April 7, 2009
Team From Puerto Rico Is in the Land of the Soccer Giants By KEYVAN ANTONIO HEYDARI VÁZQUEZMEXICO CITY — One game from the final of a continental club tournament, a surprising soccer team from Puerto Rico is turning heads in the sport throughout North America and the Caribbean.
The team, Puerto Rico Islanders, will attempt to eliminate the Mexican power Cruz Azul on Tuesday in Mexico City in a semifinal series of the Concacaf Champions League, the continental club championship. The team, which competes in the United Soccer Leagues First Division, won the first game at home, 2-0. The Islanders have thrived while Major League Soccer mainstays like the New England Revolution, D.C. United, Chivas USA and the Houston Dynamo have been eliminated.
“We show up in different cities and countries, and people wonder, who are these guys with the orange shirts?” Andrés Guillemard, the team president, said. “After we beat them, they say, ‘I didn’t know Puerto Ricans could play soccer.’ ”
The decisive match against Cruz Azul, a five-time Concacaf champion, could propel the Puerto Ricans to the tournament final, then a possible matchup with soccer powers like Barcelona or Manchester United in the FIFA Club World Cup later this year.
“Some M.L.S. teams watching may look down on us,” said Islanders forward Nick Addlery, who has played for D.C. United. “But they don’t have the grit and heart that we do, and that’s why we’re here.”
The team plays a compact and hard style in the image of Coach Colin Clarke, who played in the 1986 World Cup for Northern Ireland. Clarke signed on with Puerto Rico in 2008 and guided the Islanders to the best regular-season record in U.S.L. 1 last year. The Islanders lost the U.S.L. final at Vancouver.
A victory in the Concacaf tournament would earn the Islanders a reported $1 million and a ticket to the FIFA championship alongside the champions of Asia, Africa, South America and Oceania in December in the United Arab Emirates. On the way to the semifinals, Puerto Rico got the better of the champions of Costa Rica, Honduras, Guatemala and Panama.
Long recognized as a breeding ground for boxers and baseball players, Puerto Rico is shifting its sporting priorities, with soccer making a run to be the sport of the future.

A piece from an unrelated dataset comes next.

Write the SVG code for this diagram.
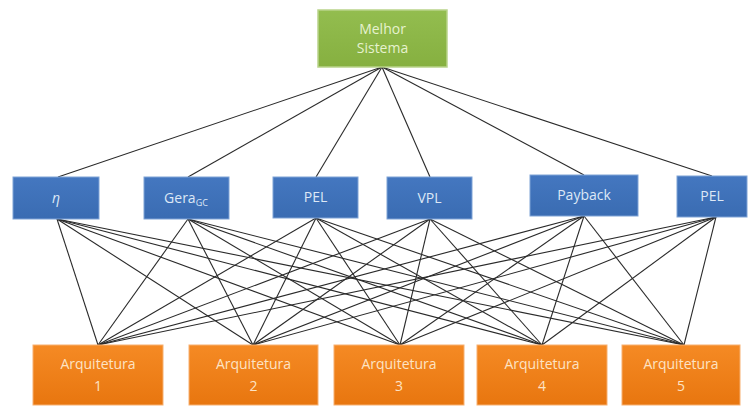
<svg xmlns="http://www.w3.org/2000/svg" width="752" height="406" viewBox="0 0 752 406">
<defs>
<linearGradient id="gG" x1="0" y1="0" x2="0" y2="1"><stop offset="0" stop-color="#93bd4f"/><stop offset="1" stop-color="#86b040"/></linearGradient>
<linearGradient id="gB" x1="0" y1="0" x2="0" y2="1"><stop offset="0" stop-color="#4477c0"/><stop offset="1" stop-color="#3a6cb2"/></linearGradient>
<linearGradient id="gO" x1="0" y1="0" x2="0" y2="1"><stop offset="0" stop-color="#f58a24"/><stop offset="1" stop-color="#e8760f"/></linearGradient>
<style>
.g{fill:url(#gG);stroke:#b9d38a;stroke-width:1.5}
.b{fill:url(#gB);stroke:#7fa3d6;stroke-width:1}
.o{fill:url(#gO);stroke:#f7b070;stroke-width:1}
.t{font-family:"Open Sans","Liberation Sans",sans-serif;font-size:14px;text-anchor:middle}
.tg{fill:#e6f2cf}
.tb{fill:#dde8f6}
.to{fill:#fde3c4}
.c line{stroke:#2a2a2a;stroke-width:1.1}
</style>
</defs>
<rect width="752" height="406" fill="#fff"/>
<g class="c" id="connectors">
<line x1="382" y1="67" x2="58" y2="177"/>
<line x1="382" y1="67" x2="188" y2="177"/>
<line x1="382" y1="67" x2="316" y2="177"/>
<line x1="382" y1="67" x2="430" y2="177"/>
<line x1="382" y1="67" x2="584" y2="175"/>
<line x1="382" y1="67" x2="712" y2="176"/>
<g id="m1">
<line x1="57" y1="219" x2="98" y2="345"/><line x1="57" y1="219" x2="253" y2="345"/><line x1="57" y1="219" x2="400" y2="345"/><line x1="57" y1="219" x2="542" y2="345"/><line x1="57" y1="219" x2="684" y2="345"/>
</g>
<g id="m2">
<line x1="188" y1="219" x2="98" y2="345"/><line x1="188" y1="219" x2="253" y2="345"/><line x1="188" y1="219" x2="400" y2="345"/><line x1="188" y1="219" x2="542" y2="345"/><line x1="188" y1="219" x2="684" y2="345"/>
</g>
<g id="m3">
<line x1="316" y1="218" x2="98" y2="345"/><line x1="316" y1="218" x2="253" y2="345"/><line x1="316" y1="218" x2="400" y2="345"/><line x1="316" y1="218" x2="542" y2="345"/><line x1="316" y1="218" x2="684" y2="345"/>
</g>
<g id="m4">
<line x1="430" y1="219" x2="98" y2="345"/><line x1="430" y1="219" x2="253" y2="345"/><line x1="430" y1="219" x2="400" y2="345"/><line x1="430" y1="219" x2="542" y2="345"/><line x1="430" y1="219" x2="684" y2="345"/>
</g>
<g id="m5">
<line x1="584" y1="216" x2="98" y2="345"/><line x1="584" y1="216" x2="253" y2="345"/><line x1="584" y1="216" x2="400" y2="345"/><line x1="584" y1="216" x2="542" y2="345"/><line x1="584" y1="216" x2="684" y2="345"/>
</g>
<g id="m6">
<line x1="716" y1="217" x2="98" y2="345"/><line x1="716" y1="217" x2="253" y2="345"/><line x1="716" y1="217" x2="400" y2="345"/><line x1="716" y1="217" x2="542" y2="345"/><line x1="716" y1="217" x2="684" y2="345"/>
</g>
</g>
<g id="melhor"><rect class="g" x="318" y="10" width="129" height="57"/><text class="t tg" x="382.5" y="34">Melhor</text><text class="t tg" x="382.5" y="53">Sistema</text></g>
<g id="eta"><rect class="b" x="13" y="177" width="86" height="42"/><text class="t tb" x="56" y="203" font-style="italic">η</text></g>
<g id="gera"><rect class="b" x="144" y="177" width="85" height="42"/><text class="t tb" x="186" y="203">Gera<tspan font-size="9" dy="3">GC</tspan></text></g>
<g id="pel1"><rect class="b" x="273" y="177" width="85" height="41"/><text class="t tb" x="315.5" y="202">PEL</text></g>
<g id="vpl"><rect class="b" x="387" y="177" width="85" height="42"/><text class="t tb" x="429.5" y="203">VPL</text></g>
<g id="payback"><rect class="b" x="530" y="175" width="108" height="41"/><text class="t tb" x="584" y="200">Payback</text></g>
<g id="pel2"><rect class="b" x="677" y="176" width="70" height="41"/><text class="t tb" x="712" y="201">PEL</text></g>
<g id="arq1"><rect class="o" x="33" y="345" width="130" height="60"/><text class="t to" x="98" y="369">Arquitetura</text><text class="t to" x="98" y="391">1</text></g>
<g id="arq2"><rect class="o" x="189" y="345" width="129" height="60"/><text class="t to" x="253.5" y="369">Arquitetura</text><text class="t to" x="253.5" y="391">2</text></g>
<g id="arq3"><rect class="o" x="334" y="345" width="130" height="60"/><text class="t to" x="399" y="369">Arquitetura</text><text class="t to" x="399" y="391">3</text></g>
<g id="arq4"><rect class="o" x="477" y="345" width="130" height="60"/><text class="t to" x="542" y="369">Arquitetura</text><text class="t to" x="542" y="391">4</text></g>
<g id="arq5"><rect class="o" x="622" y="345" width="118" height="60"/><text class="t to" x="681" y="369">Arquitetura</text><text class="t to" x="681" y="391">5</text></g>
</svg>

“The fastest-growing sport is soccer, and kids who used to play baseball will now play soccer, which gives them nonstop movement,” said Henry Neumann, the secretary of the Puerto Rican Sports and Recreation Department. “Modern kids need action, and a kid could spend all afternoon in the outfield and not get a single ball to play.”
The Islanders’ roster features players from Liberia, Jamaica, Trinidad and Tobago, Ecuador, Italy, Northern Ireland and the United States. Several are from Puerto Rico’s national team, including Noah Delgado, Alexis Rivera, Andrés Cabrero and Petter Villegas, a New Jersey native who played for the MetroStars and D.C. United in M.L.S.
The team’s home field, Juan Ramón Loubriel Stadium in Bayamón, was converted from a baseball park to a soccer stadium and was best known for staging a bloody fight between Alfredo Escalera and Alexis Arguello in 1978. The crowds are easygoing, animated and musical.
The Islanders’ last game against Cruz Azul drew a standing-room-only crowd of more than 12,500. Overflow crowds watched from a train platform overlooking the stadium.
“The fans make the stadium rock,” said defender Cristian Arrieta, a veteran of Italy’s second division. “I’m not used to playing in a baseball park with fans on just two sides, but we have a huge advantage at home.”